WRITTEN INSTRUCTION: Skip the pictures and extract all of the lines exactly as written.

SOURCE DATA:
* START *
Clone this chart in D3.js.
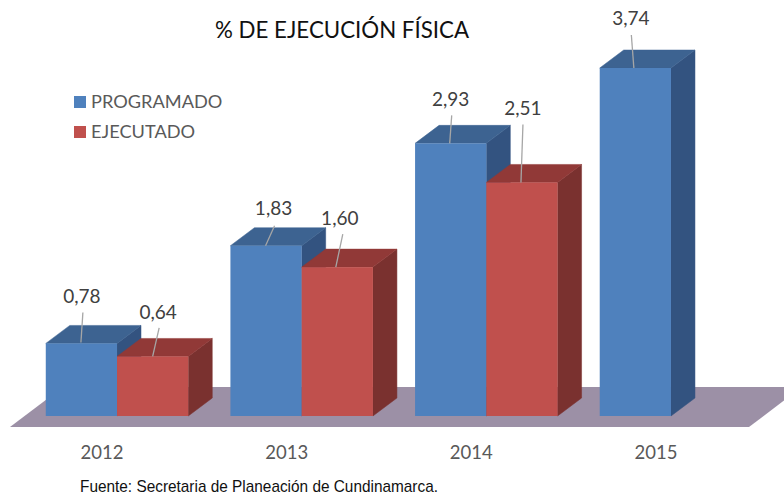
<!DOCTYPE html>
<html>
<head>
<meta charset="utf-8">
<script src="https://cdn.jsdelivr.net/npm/d3@7"></script>
<style>
html, body { margin: 0; padding: 0; background: #fff; }
svg { display: block; }
text { font-family: Lato, "Open Sans", sans-serif; }
</style>
</head>
<body>
<svg id="chart" width="784" height="497"></svg>
<script>
// chart values
var years = ["2012", "2013", "2014", "2015"];
var seriesNames = ["PROGRAMADO", "EJECUTADO"];
var programado = [0.78, 1.83, 2.93, 3.74];
var ejecutado = [0.64, 1.60, 2.51, null];

var colors = {
    PROGRAMADO: {front: "#4f81bd", top: "#3d6391", side: "#335380"},
    EJECUTADO: {front: "#c0504d", top: "#913937", side: "#7a312f"}
};

// fake 3d depth of the bars and floor
var depthX = 24, depthY = 18;
var baseY = 416;

var svg = d3.select("#chart");

var x = d3.scaleBand().domain(years).range([24.7, 763.3]);
var xInner = d3.scaleBand().domain(seriesNames).range([0, 142.5]);
var y = d3.scaleLinear().domain([0, 3.74]).range([baseY, 68]);

var rows = [];
years.forEach((year, i) => {
    rows.push({year: year, name: "PROGRAMADO", value: programado[i]});
    if (ejecutado[i] !== null)
        rows.push({year: year, name: "EJECUTADO", value: ejecutado[i]});
});

// hand placed data labels, offset from the middle of the front top edge
var labelOffsets = [[0.5, -47], [5.5, -44.5], [7.5, -37], [2.5, -49], [0, -44], [1, -74], [-4.5, -50]];
var leaderTops = [[1.5, -31], [6.5, -28.5], [8.5, -20], [5.5, -33], [1, -28], [1, -58], [-4, -33]];
var leaderEnds = [[-0.5, -1], [0, 0], [-0.5, 0], [-1.5, 0], [-1, 0], [-1, 0], [-1.5, 0]];

// floor
svg.append("polygon")
    .attr("points", [[10, 427], [749, 427], [802, 387], [63, 387]].join(" "))
    .attr("fill", "#9c90a6");

var barLeft = d => x(d.year) + x.bandwidth() / 2 - xInner.bandwidth() + xInner(d.name);

var bars = svg.selectAll(".bar")
    .data(rows)
    .enter().append("g")
    .attr("class", "bar");

bars.append("polygon")
    .attr("points", d => {
        var x1 = barLeft(d) + xInner.bandwidth();
        return [[x1, y(d.value)], [x1 + depthX, y(d.value) - depthY], [x1 + depthX, baseY - depthY], [x1, baseY]].join(" ");
    })
    .attr("fill", d => colors[d.name].side)
    .attr("stroke", d => colors[d.name].side).attr("stroke-width", 0.5);

bars.append("polygon")
    .attr("points", d => {
        var x0 = barLeft(d), x1 = x0 + xInner.bandwidth();
        return [[x0, y(d.value)], [x1, y(d.value)], [x1 + depthX, y(d.value) - depthY], [x0 + depthX, y(d.value) - depthY]].join(" ");
    })
    .attr("fill", d => colors[d.name].top)
    .attr("stroke", d => colors[d.name].top).attr("stroke-width", 0.5);

bars.append("rect")
    .attr("x", d => barLeft(d))
    .attr("y", d => y(d.value))
    .attr("width", xInner.bandwidth())
    .attr("height", d => baseY - y(d.value))
    .attr("fill", d => colors[d.name].front);

// leader lines and value labels
var barMid = d => barLeft(d) + xInner.bandwidth() / 2;

svg.selectAll(".leader")
    .data(rows)
    .enter().append("line")
    .attr("class", "leader")
    .attr("x1", (d, i) => barMid(d) + leaderTops[i][0])
    .attr("y1", (d, i) => y(d.value) + leaderTops[i][1])
    .attr("x2", (d, i) => barMid(d) + leaderEnds[i][0])
    .attr("y2", (d, i) => y(d.value) + leaderEnds[i][1])
    .attr("stroke", "#a6a6a6")
    .attr("stroke-width", 1.3);

svg.selectAll(".value")
    .data(rows)
    .enter().append("text")
    .attr("class", "value")
    .attr("x", (d, i) => barMid(d) + labelOffsets[i][0])
    .attr("y", (d, i) => y(d.value) + labelOffsets[i][1])
    .attr("dy", "0.35em")
    .attr("text-anchor", "middle")
    .attr("font-size", 19)
    .attr("fill", "#404040")
    .text(d => d.value.toFixed(2).replace(".", ","));

// year labels sit to the left of the group middle
svg.selectAll(".year")
    .data(years)
    .enter().append("text")
    .attr("class", "year")
    .attr("x", d => x(d) + x.bandwidth() / 2 - 15)
    .attr("y", 453)
    .attr("dy", "0.35em")
    .attr("text-anchor", "middle")
    .attr("font-size", 18.5)
    .attr("fill", "#595959")
    .text(d => d);

// title
svg.append("text")
    .attr("x", 342)
    .attr("y", 30)
    .attr("dy", "0.35em")
    .attr("text-anchor", "middle")
    .attr("font-size", 24)
    .attr("textLength", 254)
    .attr("lengthAdjust", "spacingAndGlyphs")
    .attr("fill", "#111")
    .text("% DE EJECUCIÓN FÍSICA");

// legend
var legend = svg.selectAll(".legend")
    .data(seriesNames)
    .enter().append("g")
    .attr("class", "legend")
    .attr("transform", (d, i) => "translate(74," + (96 + i * 30) + ")");

legend.append("rect")
    .attr("width", 12)
    .attr("height", 12)
    .attr("fill", d => colors[d].front);

legend.append("text")
    .attr("x", 17)
    .attr("y", 6)
    .attr("dy", "0.35em")
    .attr("font-size", 18.2)
    .attr("fill", "#595959")
    .text(d => d);

// source note, squeezed like the narrow face in the original
svg.append("text")
    .attr("x", 80)
    .attr("y", 486)
    .attr("dy", "0.35em")
    .style("font-family", "'Liberation Sans', sans-serif")
    .attr("font-size", 17)
    .attr("textLength", 358)
    .attr("lengthAdjust", "spacingAndGlyphs")
    .attr("fill", "#111")
    .text("Fuente: Secretaria de Planeación de Cundinamarca.");
</script>
</body>
</html>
* END *
RESULT OF THIS TASK:
Clone this chart in D3.js.
<!DOCTYPE html>
<html>
<head>
<meta charset="utf-8">
<script src="https://cdn.jsdelivr.net/npm/d3@7"></script>
<style>
html, body { margin: 0; padding: 0; background: #fff; }
svg { display: block; }
text { font-family: Lato, "Open Sans", sans-serif; }
</style>
</head>
<body>
<svg id="chart" width="784" height="497"></svg>
<script>
// chart values
var years = ["2012", "2013", "2014", "2015"];
var seriesNames = ["PROGRAMADO", "EJECUTADO"];
var programado = [0.78, 1.83, 2.93, 3.74];
var ejecutado = [0.64, 1.60, 2.51, null];

var colors = {
    PROGRAMADO: {front: "#4f81bd", top: "#3d6391", side: "#335380"},
    EJECUTADO: {front: "#c0504d", top: "#913937", side: "#7a312f"}
};

// fake 3d depth of the bars and floor
var depthX = 24, depthY = 18;
var baseY = 416;

var svg = d3.select("#chart");

var x = d3.scaleBand().domain(years).range([24.7, 763.3]);
var xInner = d3.scaleBand().domain(seriesNames).range([0, 142.5]);
var y = d3.scaleLinear().domain([0, 3.74]).range([baseY, 68]);

var rows = [];
years.forEach((year, i) => {
    rows.push({year: year, name: "PROGRAMADO", value: programado[i]});
    if (ejecutado[i] !== null)
        rows.push({year: year, name: "EJECUTADO", value: ejecutado[i]});
});

// hand placed data labels, offset from the middle of the front top edge
var labelOffsets = [[0.5, -47], [5.5, -44.5], [7.5, -37], [2.5, -49], [0, -44], [1, -74], [-4.5, -50]];
var leaderTops = [[1.5, -31], [6.5, -28.5], [8.5, -20], [5.5, -33], [1, -28], [1, -58], [-4, -33]];
var leaderEnds = [[-0.5, -1], [0, 0], [-0.5, 0], [-1.5, 0], [-1, 0], [-1, 0], [-1.5, 0]];

// floor
svg.append("polygon")
    .attr("points", [[10, 427], [749, 427], [802, 387], [63, 387]].join(" "))
    .attr("fill", "#9c90a6");

var barLeft = d => x(d.year) + x.bandwidth() / 2 - xInner.bandwidth() + xInner(d.name);

var bars = svg.selectAll(".bar")
    .data(rows)
    .enter().append("g")
    .attr("class", "bar");

bars.append("polygon")
    .attr("points", d => {
        var x1 = barLeft(d) + xInner.bandwidth();
        return [[x1, y(d.value)], [x1 + depthX, y(d.value) - depthY], [x1 + depthX, baseY - depthY], [x1, baseY]].join(" ");
    })
    .attr("fill", d => colors[d.name].side)
    .attr("stroke", d => colors[d.name].side).attr("stroke-width", 0.5);

bars.append("polygon")
    .attr("points", d => {
        var x0 = barLeft(d), x1 = x0 + xInner.bandwidth();
        return [[x0, y(d.value)], [x1, y(d.value)], [x1 + depthX, y(d.value) - depthY], [x0 + depthX, y(d.value) - depthY]].join(" ");
    })
    .attr("fill", d => colors[d.name].top)
    .attr("stroke", d => colors[d.name].top).attr("stroke-width", 0.5);

bars.append("rect")
    .attr("x", d => barLeft(d))
    .attr("y", d => y(d.value))
    .attr("width", xInner.bandwidth())
    .attr("height", d => baseY - y(d.value))
    .attr("fill", d => colors[d.name].front);

// leader lines and value labels
var barMid = d => barLeft(d) + xInner.bandwidth() / 2;

svg.selectAll(".leader")
    .data(rows)
    .enter().append("line")
    .attr("class", "leader")
    .attr("x1", (d, i) => barMid(d) + leaderTops[i][0])
    .attr("y1", (d, i) => y(d.value) + leaderTops[i][1])
    .attr("x2", (d, i) => barMid(d) + leaderEnds[i][0])
    .attr("y2", (d, i) => y(d.value) + leaderEnds[i][1])
    .attr("stroke", "#a6a6a6")
    .attr("stroke-width", 1.3);

svg.selectAll(".value")
    .data(rows)
    .enter().append("text")
    .attr("class", "value")
    .attr("x", (d, i) => barMid(d) + labelOffsets[i][0])
    .attr("y", (d, i) => y(d.value) + labelOffsets[i][1])
    .attr("dy", "0.35em")
    .attr("text-anchor", "middle")
    .attr("font-size", 19)
    .attr("fill", "#404040")
    .text(d => d.value.toFixed(2).replace(".", ","));

// year labels sit to the left of the group middle
svg.selectAll(".year")
    .data(years)
    .enter().append("text")
    .attr("class", "year")
    .attr("x", d => x(d) + x.bandwidth() / 2 - 15)
    .attr("y", 453)
    .attr("dy", "0.35em")
    .attr("text-anchor", "middle")
    .attr("font-size", 18.5)
    .attr("fill", "#595959")
    .text(d => d);

// title
svg.append("text")
    .attr("x", 342)
    .attr("y", 30)
    .attr("dy", "0.35em")
    .attr("text-anchor", "middle")
    .attr("font-size", 24)
    .attr("textLength", 254)
    .attr("lengthAdjust", "spacingAndGlyphs")
    .attr("fill", "#111")
    .text("% DE EJECUCIÓN FÍSICA");

// legend
var legend = svg.selectAll(".legend")
    .data(seriesNames)
    .enter().append("g")
    .attr("class", "legend")
    .attr("transform", (d, i) => "translate(74," + (96 + i * 30) + ")");

legend.append("rect")
    .attr("width", 12)
    .attr("height", 12)
    .attr("fill", d => colors[d].front);

legend.append("text")
    .attr("x", 17)
    .attr("y", 6)
    .attr("dy", "0.35em")
    .attr("font-size", 18.2)
    .attr("fill", "#595959")
    .text(d => d);

// source note, squeezed like the narrow face in the original
svg.append("text")
    .attr("x", 80)
    .attr("y", 486)
    .attr("dy", "0.35em")
    .style("font-family", "'Liberation Sans', sans-serif")
    .attr("font-size", 17)
    .attr("textLength", 358)
    .attr("lengthAdjust", "spacingAndGlyphs")
    .attr("fill", "#111")
    .text("Fuente: Secretaria de Planeación de Cundinamarca.");
</script>
</body>
</html>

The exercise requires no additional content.